- SHORT TASK: Copy out each line of the material in which the word "this" appears.

- PROVIDED RECORDS:
----------

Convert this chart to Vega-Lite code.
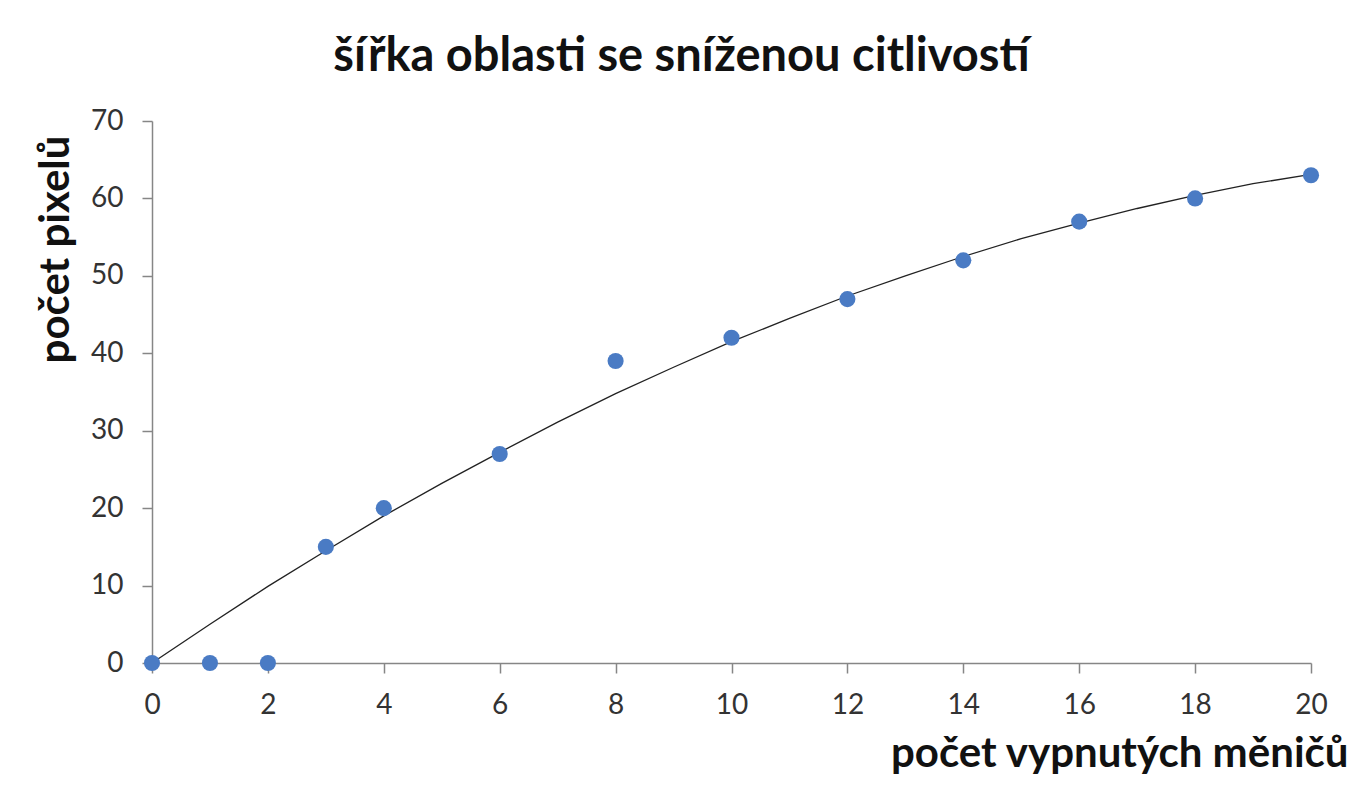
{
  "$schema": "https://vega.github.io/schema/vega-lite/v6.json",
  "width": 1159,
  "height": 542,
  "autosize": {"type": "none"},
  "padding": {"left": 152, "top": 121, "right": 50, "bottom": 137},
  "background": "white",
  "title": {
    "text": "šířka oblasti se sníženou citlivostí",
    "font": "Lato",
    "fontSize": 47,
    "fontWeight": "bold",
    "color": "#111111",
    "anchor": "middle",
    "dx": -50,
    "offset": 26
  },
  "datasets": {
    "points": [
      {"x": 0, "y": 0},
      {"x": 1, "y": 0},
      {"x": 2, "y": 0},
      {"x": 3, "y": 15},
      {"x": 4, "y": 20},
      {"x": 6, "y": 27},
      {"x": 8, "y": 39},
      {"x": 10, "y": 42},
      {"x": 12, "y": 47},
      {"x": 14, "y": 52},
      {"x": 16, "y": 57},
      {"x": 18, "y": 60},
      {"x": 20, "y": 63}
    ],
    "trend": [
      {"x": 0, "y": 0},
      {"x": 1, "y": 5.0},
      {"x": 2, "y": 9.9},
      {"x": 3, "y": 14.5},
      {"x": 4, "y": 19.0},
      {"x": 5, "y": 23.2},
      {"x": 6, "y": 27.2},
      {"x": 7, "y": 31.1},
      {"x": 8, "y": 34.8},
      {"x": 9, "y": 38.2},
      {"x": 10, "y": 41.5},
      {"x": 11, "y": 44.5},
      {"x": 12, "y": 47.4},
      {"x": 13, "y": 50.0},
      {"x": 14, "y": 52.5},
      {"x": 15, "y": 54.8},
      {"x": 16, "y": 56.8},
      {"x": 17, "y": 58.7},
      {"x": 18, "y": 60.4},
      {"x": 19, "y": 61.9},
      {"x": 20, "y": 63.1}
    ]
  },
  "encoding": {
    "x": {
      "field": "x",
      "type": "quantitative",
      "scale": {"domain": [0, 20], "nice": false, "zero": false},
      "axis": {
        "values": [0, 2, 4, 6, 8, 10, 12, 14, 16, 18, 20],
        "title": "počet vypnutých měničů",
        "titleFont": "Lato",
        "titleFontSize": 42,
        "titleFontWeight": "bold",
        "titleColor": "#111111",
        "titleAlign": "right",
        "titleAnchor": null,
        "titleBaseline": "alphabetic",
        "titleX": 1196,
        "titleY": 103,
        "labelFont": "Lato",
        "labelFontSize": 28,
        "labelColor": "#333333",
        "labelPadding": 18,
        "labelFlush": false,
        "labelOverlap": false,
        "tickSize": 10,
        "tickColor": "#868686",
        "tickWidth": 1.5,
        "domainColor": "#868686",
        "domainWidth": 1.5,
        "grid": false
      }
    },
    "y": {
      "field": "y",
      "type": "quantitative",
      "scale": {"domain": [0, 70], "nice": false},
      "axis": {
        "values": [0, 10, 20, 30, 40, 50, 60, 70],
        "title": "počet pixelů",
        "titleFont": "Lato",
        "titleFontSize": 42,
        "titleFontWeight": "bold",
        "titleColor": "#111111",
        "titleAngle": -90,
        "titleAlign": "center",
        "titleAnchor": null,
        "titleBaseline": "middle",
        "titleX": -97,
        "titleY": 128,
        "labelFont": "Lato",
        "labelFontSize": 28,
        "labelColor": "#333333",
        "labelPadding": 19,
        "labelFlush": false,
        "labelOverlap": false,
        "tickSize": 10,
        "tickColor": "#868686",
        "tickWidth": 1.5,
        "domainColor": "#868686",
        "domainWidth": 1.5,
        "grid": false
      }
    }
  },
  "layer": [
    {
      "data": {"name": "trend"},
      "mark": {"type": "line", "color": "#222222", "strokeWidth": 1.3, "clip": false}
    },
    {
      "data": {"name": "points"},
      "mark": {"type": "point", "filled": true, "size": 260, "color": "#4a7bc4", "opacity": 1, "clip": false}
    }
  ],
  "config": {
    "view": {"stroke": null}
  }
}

----------

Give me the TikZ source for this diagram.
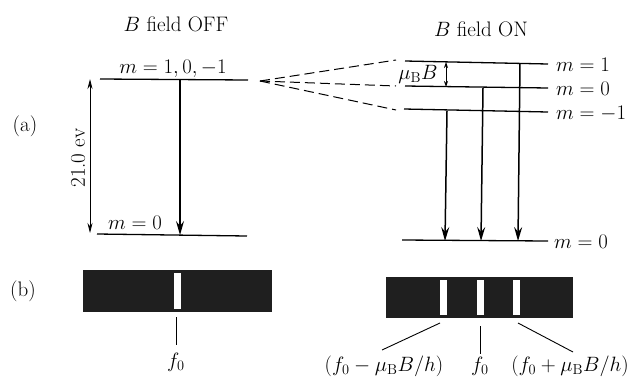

----------

- OUTPUT BELOW:
Convert this chart to Vega-Lite code.
Give me the TikZ source for this diagram.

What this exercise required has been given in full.